Não há como objetivar água de qualidade se não houver integração entre as políticas públicas

Curiosamente, observamos todos esses fenômenos sem conseguir associá-los, sem conseguir apontar causas e consequências. Em alguns casos, atribuímos os eventos à força da natureza, ao azar, sendo necessário chegar ao limite da insustentabilidade para que os efeitos do mau planejamento urbano e econômico sejam atribuídos à sua verdadeira causa: mau planejamento urbano e econômico.

Naturalmente, é injusto pensar que não haja qualquer forma de planejamento. É mais adequado questionar a que interesses atende esse planejamento, e para ilustrar essa questão não é preciso ir até São Paulo.

Na terra dos pinhais, no ano passado, testemunhamos manobras na Assembleia Legislativa do Paraná para flexibilizar o licenciamento ambiental e a expansão urbana nas áreas de manancial da Região Metropolitana de Curitiba.
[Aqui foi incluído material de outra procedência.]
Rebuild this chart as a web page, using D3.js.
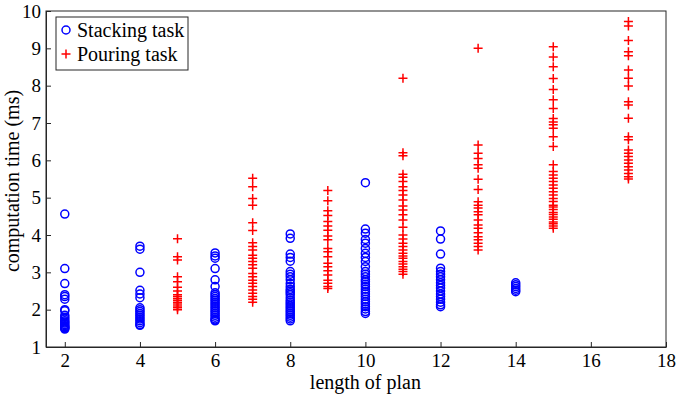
<!DOCTYPE html>
<html>
<head>
<meta charset="utf-8">
<script src="https://cdn.jsdelivr.net/npm/d3@7"></script>
<style>
  body { margin: 0; background: #fff; }
  svg { display: block; }
  svg text { font-family: "Liberation Serif", "Times New Roman", serif; }
</style>
</head>
<body>
<script>
// stacking task: plan length -> measured times (ms)
const stackingLengths = [2, 4, 6, 8, 10, 12, 14];
const stackingTimes = [
  [4.56, 3.1, 2.7, 2.4, 2.35, 2.28, 2.0, 1.97, 1.85, 1.8, 1.75, 1.7, 1.67, 1.64, 1.6, 1.57, 1.54, 1.52, 1.5, 1.48],
  [3.7, 3.62, 3.0, 2.52, 2.42, 2.32, 2.05, 2.0, 1.95, 1.9, 1.85, 1.8, 1.75, 1.7, 1.65, 1.6, 1.58],
  [3.52, 3.44, 3.38, 3.1, 2.8, 2.62, 2.45, 2.4, 2.35, 2.3, 2.25, 2.2, 2.15, 2.1, 2.05, 2.0, 1.95, 1.9, 1.85, 1.8, 1.75, 1.72, 1.7],
  [4.03, 3.91, 3.49, 3.4, 3.3, 3.02, 2.95, 2.88, 2.8, 2.7, 2.62, 2.55, 2.5, 2.45, 2.4, 2.32, 2.25, 2.2, 2.15, 2.1, 2.05, 2.0, 1.95, 1.9, 1.85, 1.8, 1.75, 1.7],
  [5.4, 4.16, 4.05, 3.88, 3.78, 3.64, 3.51, 3.4, 3.29, 3.15, 3.02, 2.95, 2.88, 2.8, 2.75, 2.68, 2.62, 2.55, 2.48, 2.42, 2.35, 2.28, 2.21, 2.15, 2.08, 2.02, 1.95, 1.9],
  [4.11, 3.89, 3.49, 3.11, 3.02, 2.95, 2.88, 2.8, 2.72, 2.65, 2.58, 2.5, 2.42, 2.35, 2.28, 2.2, 2.13, 2.08],
  [2.72, 2.67, 2.62, 2.57, 2.52, 2.48]
];

// pouring task: plan length -> measured times (ms)
const pouringLengths = [5, 7, 9, 11, 13, 15, 17];
const pouringTimes = [
  [3.9, 3.42, 3.33, 2.88, 2.75, 2.6, 2.5, 2.4, 2.35, 2.3, 2.25, 2.2, 2.15, 2.1, 2.05, 2.0],
  [5.52, 5.29, 4.98, 4.8, 4.33, 4.12, 3.79, 3.69, 3.6, 3.46, 3.38, 3.29, 3.2, 3.11, 2.97, 2.88, 2.79, 2.71, 2.62, 2.53, 2.44, 2.35, 2.28, 2.2],
  [5.19, 4.92, 4.65, 4.52, 4.36, 4.24, 4.13, 3.97, 3.87, 3.64, 3.55, 3.42, 3.24, 3.15, 3.04, 2.93, 2.79, 2.71, 2.62, 2.57],
  [8.2, 6.2, 6.12, 5.63, 5.55, 5.43, 5.29, 5.19, 5.07, 4.94, 4.78, 4.67, 4.54, 4.4, 4.21, 4.0, 3.89, 3.78, 3.69, 3.6, 3.51, 3.44, 3.38, 3.29, 3.22, 3.15, 3.08, 3.02, 2.95],
  [9.0, 6.41, 6.19, 6.05, 5.88, 5.79, 5.49, 5.22, 4.89, 4.8, 4.72, 4.62, 4.54, 4.4, 4.27, 4.18, 4.06, 3.95, 3.87, 3.78, 3.69, 3.6],
  [9.04, 8.77, 8.51, 8.19, 7.9, 7.62, 7.39, 7.12, 7.03, 6.95, 6.86, 6.63, 6.37, 5.88, 5.7, 5.61, 5.52, 5.43, 5.34, 5.25, 5.16, 5.07, 4.98, 4.9, 4.8, 4.75, 4.68, 4.6, 4.55, 4.48, 4.42, 4.35, 4.3, 4.24, 4.18],
  [9.72, 9.6, 9.21, 8.91, 8.8, 8.42, 8.2, 7.99, 7.57, 7.48, 7.13, 6.63, 6.55, 6.28, 6.19, 6.1, 6.01, 5.92, 5.83, 5.74, 5.65, 5.56, 5.5]
];

const xTicks = [2, 4, 6, 8, 10, 12, 14, 16, 18];
const yTicks = [1, 2, 3, 4, 5, 6, 7, 8, 9, 10];
const seriesNames = ["Stacking task", "Pouring task"];

const width = 676, height = 394;
const margin = { top: 11, right: 10, bottom: 47, left: 46 };
const tickFont = "19px";
const labelFont = "20px";

const svg = d3.select("body").append("svg")
  .attr("width", width)
  .attr("height", height);

const x = d3.scaleLinear().domain([1.5, 18]).range([margin.left, width - margin.right]);
const y = d3.scaleLinear().domain([1, 10]).range([height - margin.bottom, margin.top]);

const axisColor = "#262626";

// frame
svg.append("rect")
  .attr("x", margin.left).attr("y", margin.top)
  .attr("width", width - margin.left - margin.right)
  .attr("height", height - margin.top - margin.bottom)
  .attr("fill", "none").attr("stroke", axisColor).attr("stroke-width", 1);

const xAxis = svg.append("g")
  .attr("transform", `translate(0,${height - margin.bottom})`)
  .call(d3.axisBottom(x).tickValues(xTicks).tickSize(-5).tickPadding(6).tickSizeOuter(0));

const yAxis = svg.append("g")
  .attr("transform", `translate(${margin.left},0)`)
  .call(d3.axisLeft(y).tickValues(yTicks).tickSize(-5).tickPadding(5).tickSizeOuter(0));

[xAxis, yAxis].forEach(g => {
  g.attr("font-family", null).attr("font-size", null);
  g.select(".domain").attr("stroke", axisColor);
  g.selectAll(".tick line").attr("stroke", axisColor);
  g.selectAll(".tick text")
    .attr("fill", "#000")
    .style("font-size", tickFont);
});
xAxis.selectAll(".tick text").attr("dy", "0.72em");

// axis titles
svg.append("text")
  .attr("x", x(10))
  .attr("y", 389)
  .attr("text-anchor", "middle")
  .style("font-size", labelFont)
  .text("length of plan");

svg.append("text")
  .attr("transform", `translate(19,${(margin.top + height - margin.bottom) / 2 + 2}) rotate(-90)`)
  .attr("text-anchor", "middle")
  .style("font-size", labelFont)
  .text("computation time (ms)");

// flatten for drawing
const stackPts = stackingLengths.flatMap((len, i) => stackingTimes[i].map(t => ({ len, t })));
const pourPts = pouringLengths.flatMap((len, i) => pouringTimes[i].map(t => ({ len, t })));

const plusPath = (cx, cy, s) => `M${cx - s},${cy}H${cx + s}M${cx},${cy - s}V${cy + s}`;

svg.append("g").selectAll("circle")
  .data(stackPts)
  .join("circle")
  .attr("cx", d => x(d.len))
  .attr("cy", d => y(d.t))
  .attr("r", 4)
  .attr("fill", "none")
  .attr("stroke", "#0000ff")
  .attr("stroke-width", 1.5);

svg.append("g").selectAll("path")
  .data(pourPts)
  .join("path")
  .attr("d", d => plusPath(x(d.len), y(d.t), 4.5))
  .attr("fill", "none")
  .attr("stroke", "#ff0000")
  .attr("stroke-width", 1.5);

// legend
const legend = svg.append("g").attr("transform", "translate(56,17)");
legend.append("rect")
  .attr("width", 132).attr("height", 53)
  .attr("fill", "#fff").attr("stroke", axisColor).attr("stroke-width", 1);

legend.append("circle")
  .attr("cx", 10).attr("cy", 13).attr("r", 4)
  .attr("fill", "none").attr("stroke", "#0000ff").attr("stroke-width", 1.5);
legend.append("path")
  .attr("d", plusPath(10, 37, 4.5))
  .attr("stroke", "#ff0000").attr("stroke-width", 1.5);

legend.selectAll("text")
  .data(seriesNames)
  .join("text")
  .attr("x", 21)
  .attr("y", (d, i) => 13 + i * 24)
  .attr("dy", "0.33em")
  .style("font-size", "20px")
  .text(d => d);
</script>
</body>
</html>
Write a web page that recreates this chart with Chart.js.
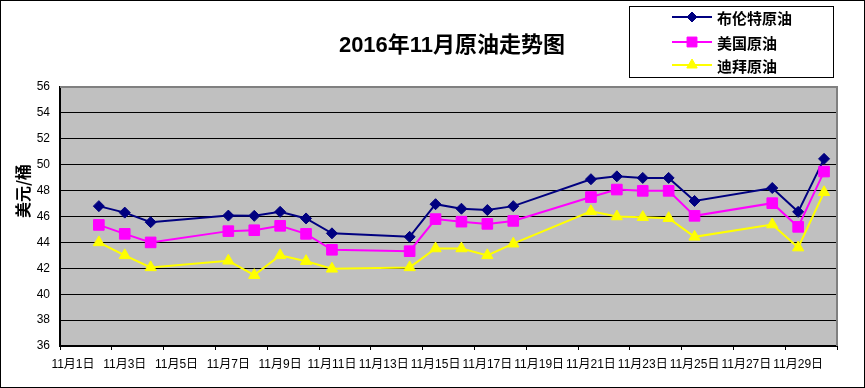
<!DOCTYPE html>
<html lang="zh-CN">
<head>
<meta charset="utf-8">
<title>2016年11月原油走势图</title>
<script src="https://cdn.jsdelivr.net/npm/chart.js@4/dist/chart.umd.min.js"></script>
<style>
    html, body { margin: 0; padding: 0; background: #fff; }
    #oilChart { display: block; }
</style>
</head>
<body>
<canvas id="oilChart" width="865" height="388"></canvas>
<script>
// trading days in November 2016
const days = [2, 3, 4, 7, 8, 9, 10, 11, 14, 15, 16, 17, 18, 21, 22, 23, 24, 25, 28, 29, 30];

const seriesNames = ['布伦特原油', '美国原油', '迪拜原油'];
const brent = [46.8, 46.3, 45.56, 46.07, 46.05, 46.36, 45.85, 44.7, 44.43, 46.95, 46.6, 46.5, 46.8, 48.88, 49.1, 48.98, 48.98, 47.2, 48.2, 46.36, 50.45];
const wti = [45.35, 44.66, 44.0, 44.87, 44.94, 45.28, 44.66, 43.43, 43.32, 45.8, 45.6, 45.43, 45.66, 47.5, 48.08, 47.98, 47.98, 46.05, 47.03, 45.2, 49.47];
const dubai = [44.0, 43.0, 42.07, 42.58, 41.47, 43.0, 42.55, 41.96, 42.07, 43.53, 43.53, 43.0, 43.9, 46.4, 46.0, 45.95, 45.87, 44.43, 45.38, 43.6, 47.87];

// x labels every second day, y ticks every 2 dollars
const xTickDays = [1, 3, 5, 7, 9, 11, 13, 15, 17, 19, 21, 23, 25, 27, 29];
const yTicks = [36, 38, 40, 42, 44, 46, 48, 50, 52, 54, 56];

const chartTitle = '2016年11月原油走势图';
const yTitle = '美元/桶';

(function() {
    'use strict';

    const FONT = '"Liberation Sans", "Noto Sans CJK SC", sans-serif';
    const CJK = '"Noto Sans CJK SC", "Liberation Sans", sans-serif';

    const styles = [
        { color: '#000080', pointStyle: 'rectRot', radius: 5.5 },
        { color: '#FF00FF', pointStyle: 'rect', radius: 7.5 },
        { color: '#FFFF00', pointStyle: 'triangle', radius: 6.5 }
    ];

    function toPoints(values) {
        return values.map((v, i) => ({ x: days[i], y: v }));
    }

    function buildDatasets() {
        return [brent, wti, dubai].map((values, i) => ({
            label: seriesNames[i],
            data: toPoints(values),
            borderColor: styles[i].color,
            backgroundColor: styles[i].color,
            pointBackgroundColor: styles[i].color,
            pointBorderColor: styles[i].color,
            pointStyle: styles[i].pointStyle,
            pointRadius: styles[i].radius,
            pointBorderWidth: 1,
            borderWidth: 2,
            tension: 0,
            order: 2 - i
        }));
    }

    const framePlugin = {
        id: 'frame',
        beforeDraw(chart) {
            const { ctx, chartArea: a } = chart;
            ctx.save();
            ctx.fillStyle = '#fff';
            ctx.fillRect(0, 0, chart.width, chart.height);
            ctx.fillStyle = '#C0C0C0';
            ctx.fillRect(a.left, a.top, a.right - a.left, a.bottom - a.top);
            ctx.restore();
        },
        beforeDatasetsDraw(chart) {
            const { ctx, chartArea: a } = chart;
            ctx.save();
            ctx.strokeStyle = '#808080';
            ctx.lineWidth = 2;
            ctx.beginPath();
            ctx.moveTo(a.left, a.top);
            ctx.lineTo(a.right, a.top);
            ctx.lineTo(a.right, a.bottom);
            ctx.stroke();
            ctx.restore();
        },
        afterDraw(chart) {
            const ctx = chart.ctx;
            ctx.save();

            // outer border
            ctx.strokeStyle = '#000';
            ctx.lineWidth = 1;
            ctx.strokeRect(0.5, 0.5, chart.width - 1, chart.height - 1);

            // title
            ctx.fillStyle = '#000';
            ctx.font = 'bold 22px ' + FONT;
            ctx.textAlign = 'center';
            ctx.textBaseline = 'middle';
            ctx.fillText(chartTitle, 452, 46);

            // y axis title
            ctx.save();
            ctx.translate(23, 191);
            ctx.rotate(-Math.PI / 2);
            ctx.font = 'bold 16px ' + CJK;
            ctx.fillText(yTitle, 0, 0);
            ctx.restore();

            // legend box
            ctx.strokeRect(629.5, 6.5, 204, 71);
            const rows = [17, 42, 65];
            ctx.font = 'bold 15px ' + CJK;
            ctx.textAlign = 'left';
            seriesNames.forEach((name, i) => {
                const y = rows[i];
                const s = styles[i];
                ctx.strokeStyle = s.color;
                ctx.fillStyle = s.color;
                ctx.lineWidth = 2;
                ctx.beginPath();
                ctx.moveTo(672, y);
                ctx.lineTo(712, y);
                ctx.stroke();
                ctx.lineWidth = 1;
                Chart.helpers.drawPoint(ctx, { pointStyle: s.pointStyle, radius: s.radius - 0.5, borderWidth: 1, rotation: 0 }, 692, y);
                ctx.fillStyle = '#000';
                ctx.fillText(name, 717, y + 1);
            });
            ctx.restore();
        }
    };

    function initChart() {
        const canvas = document.getElementById('oilChart');
        if (!canvas || typeof Chart === 'undefined') {
            return;
        }

        new Chart(canvas, {
            type: 'line',
            data: { datasets: buildDatasets() },
            options: {
                responsive: false,
                animation: false,
                devicePixelRatio: 1,
                layout: { padding: { top: 87, right: 28, left: 0, bottom: 0 } },
                plugins: {
                    legend: { display: false },
                    title: { display: false },
                    tooltip: { enabled: false }
                },
                scales: {
                    x: {
                        type: 'linear',
                        min: 0.5,
                        max: 30.5,
                        afterBuildTicks(scale) {
                            const ticks = [];
                            xTickDays.forEach((d) => {
                                ticks.push({ value: d - 0.5 });
                                ticks.push({ value: d });
                            });
                            ticks.push({ value: 30.5 });
                            scale.ticks = ticks;
                        },
                        afterFit(scale) {
                            scale.height = 42;
                        },
                        ticks: {
                            autoSkip: false,
                            maxRotation: 0,
                            minRotation: 0,
                            padding: 7,
                            color: '#000',
                            font: { family: FONT, size: 12 },
                            callback(value) {
                                return xTickDays.includes(value) ? '11月' + value + '日' : '';
                            }
                        },
                        grid: {
                            drawOnChartArea: false,
                            tickLength: 4,
                            tickColor(c) {
                                return c.tick && Number.isInteger(c.tick.value) ? 'rgba(0,0,0,0)' : '#000';
                            }
                        },
                        border: { color: '#000', width: 2 }
                    },
                    y: {
                        min: 36,
                        max: 56,
                        afterBuildTicks(scale) {
                            scale.ticks = yTicks.map((v) => ({ value: v }));
                        },
                        afterFit(scale) {
                            scale.width = 60;
                        },
                        ticks: {
                            padding: 10,
                            color: '#000',
                            font: { family: FONT, size: 12 }
                        },
                        grid: {
                            drawTicks: false,
                            lineWidth: 1,
                            color(c) {
                                return c.tick && (c.tick.value === 56 || c.tick.value === 36) ? 'rgba(0,0,0,0)' : '#000';
                            }
                        },
                        border: { color: '#000', width: 2 }
                    }
                }
            },
            plugins: [framePlugin]
        });
    }

    if (document.readyState === 'loading') {
        document.addEventListener('DOMContentLoaded', initChart);
    } else {
        initChart();
    }
})();
</script>
</body>
</html>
Sob o pretexto de trazer o desenvolvimento econômico para os municípios onerados pela produção de água para a capital, desejava-se assumir o risco de contaminar as fontes hídricas que atendem mais de dois milhões e meio de pessoas, numa clara inversão de prioridades.

As pretensões de incluir nosso território manancial na lógica de produção de capital se configuram mais como um agravante para os problemas já enfrentados por essas áreas – e pela gestão hídrica da RMC – do que como um novo desafio. Nossas áreas de manancial já se encontram fragilizadas, ainda que o regramento mais restritivo do uso do solo tenha sido mantido.
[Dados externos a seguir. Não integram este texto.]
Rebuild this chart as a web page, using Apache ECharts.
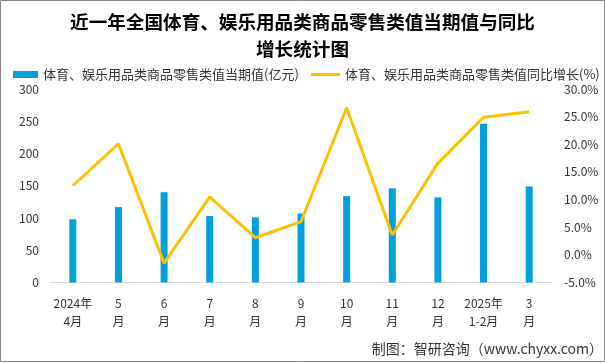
<!DOCTYPE html>
<html><head><meta charset="utf-8">
<script src="https://cdn.jsdelivr.net/npm/echarts@6/dist/echarts.min.js"></script>
<style>html,body{margin:0;padding:0;background:#fff}#c{width:605px;height:363px}</style>
</head><body><div id="c"></div>
<script>
var categories = ['2024年\n4月','5\n月','6\n月','7\n月','8\n月','9\n月','10\n月','11\n月','12\n月','2025年\n1-2月','3\n月'];
var valueSeries = [98, 117, 140, 103, 101, 107, 134, 146, 132, 246, 149];
var growthSeries = [12.5, 20.1, -1.5, 10.5, 3.1, 6.0, 26.6, 3.6, 16.6, 24.9, 25.9];
var leftTicks = [0, 300, 50];
var rightTicks = [-5, 30, 5];
var font = '"Noto Sans CJK SC", "Microsoft YaHei", sans-serif';
var chart = echarts.init(document.getElementById('c'));
var legendText = {fontSize: 13, color: '#333', fontFamily: font};
chart.setOption({
  animation: false,
  textStyle: {fontFamily: font},
  title: {
    text: '近一年全国体育、娱乐用品类商品零售类值当期值与同比\n增长统计图',
    left: 'center', top: 9, padding: 0,
    textStyle: {fontSize: 18.6, fontWeight: 'bold', color: '#000', lineHeight: 26.5, fontFamily: font}
  },
  legend: [
    {top: 68, left: 13, padding: 0, itemWidth: 25, itemHeight: 7, itemGap: 4, textStyle: legendText,
     data: [{name: '体育、娱乐用品类商品零售类值当期值(亿元)', icon: 'rect'}]},
    {top: 68, left: 311, padding: 0, itemWidth: 29, itemHeight: 3, textStyle: legendText,
     data: [{name: '体育、娱乐用品类商品零售类值同比增长(%)', icon: 'rect'}]}
  ],
  graphic: [
    {type: 'rect', shape: {x: 0.5, y: 0.5, width: 604, height: 361}, style: {fill: 'none', stroke: '#888', lineWidth: 1}},
    {type: 'text', right: 2, top: 342, style: {text: '制图：智研咨询（www.chyxx.com）', fontSize: 14, fill: '#333', fontFamily: font}}
  ],
  grid: {left: 50, right: 53, top: 89, bottom: 80.5},
  xAxis: {
    type: 'category', data: categories,
    axisLine: {lineStyle: {color: '#d9d9d9', width: 1}},
    axisTick: {show: false},
    axisLabel: {color: '#333', fontSize: 12, lineHeight: 18, margin: 12, interval: 0, fontFamily: font}
  },
  yAxis: [
    {type: 'value', min: leftTicks[0], max: leftTicks[1], interval: leftTicks[2],
     splitLine: {show: false}, axisLine: {show: false}, axisTick: {show: false},
     axisLabel: {color: '#333', fontSize: 12, margin: 11, fontFamily: font}},
    {type: 'value', min: rightTicks[0], max: rightTicks[1], interval: rightTicks[2],
     splitLine: {show: false}, axisLine: {show: false}, axisTick: {show: false},
     axisLabel: {color: '#333', fontSize: 12, margin: 12, fontFamily: font,
       formatter: function(v){ return v.toFixed(1) + '%'; }}}
  ],
  series: [
    {name: '体育、娱乐用品类商品零售类值当期值(亿元)', type: 'bar', data: valueSeries, barWidth: 7,
     itemStyle: {color: '#00A0DC'}},
    {name: '体育、娱乐用品类商品零售类值同比增长(%)', type: 'line', yAxisIndex: 1, data: growthSeries,
     symbol: 'none', lineStyle: {color: '#FFC000', width: 3}, itemStyle: {color: '#FFC000'}}
  ]
});
</script></body></html>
Na prática, não há o pleno cumprimento da lei, e a fiscalização não acompanha as intervenções ilegais nessas áreas, seja pelas suas limitações ou por interesses políticos e econômicos. Com as mudanças na lei, as intervenções danosas às reservas hídricas seriam então multiplicadas, desta vez com o aval do poder público. É necessário incluir ainda nessa discussão o impacto gerado pelo uso extensivo de agrotóxicos nas culturas sobre os mananciais. O cultivo de alimentos livres de venenos agrícolas está intimamente associado ao cultivo da boa água. Associado a isso, é necessário resgatar a importância da recomposição de matas ciliares, não somente nas áreas de manancial, mas em todas as nossas nascentes, córregos e rios.

Nesse sentido, é possível identificar como uma das bases do mau planejamento a dissociação entre as políticas públicas. Não há como objetivar água de qualidade e em quantidade nas torneiras se não houver integração entre as políticas públicas de licenciamento ambiental, de recuperação florestal, de planejamento urbano e metropolitano, de incentivo à agricultura orgânica e familiar, de educação ambiental.
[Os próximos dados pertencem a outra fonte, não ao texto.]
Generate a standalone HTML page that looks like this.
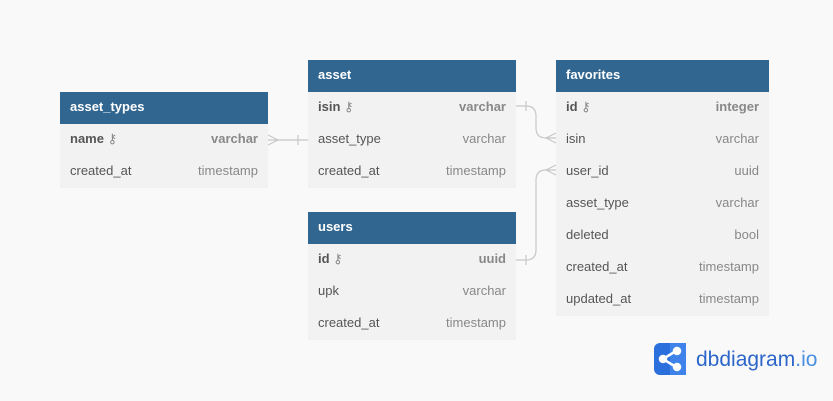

A lição de casa é então trabalhar nessa integração, o que só será possível com participação e controle social permanentes na elaboração e condução de políticas públicas – o melhor remédio para o mau planejamento urbano e econômico.

Saint-Clair Honorato Santos é procurador de Justiça do MP-PR e coordenador do Centro de Apoio Operacional das Promotorias de Justiça de Meio Ambiente.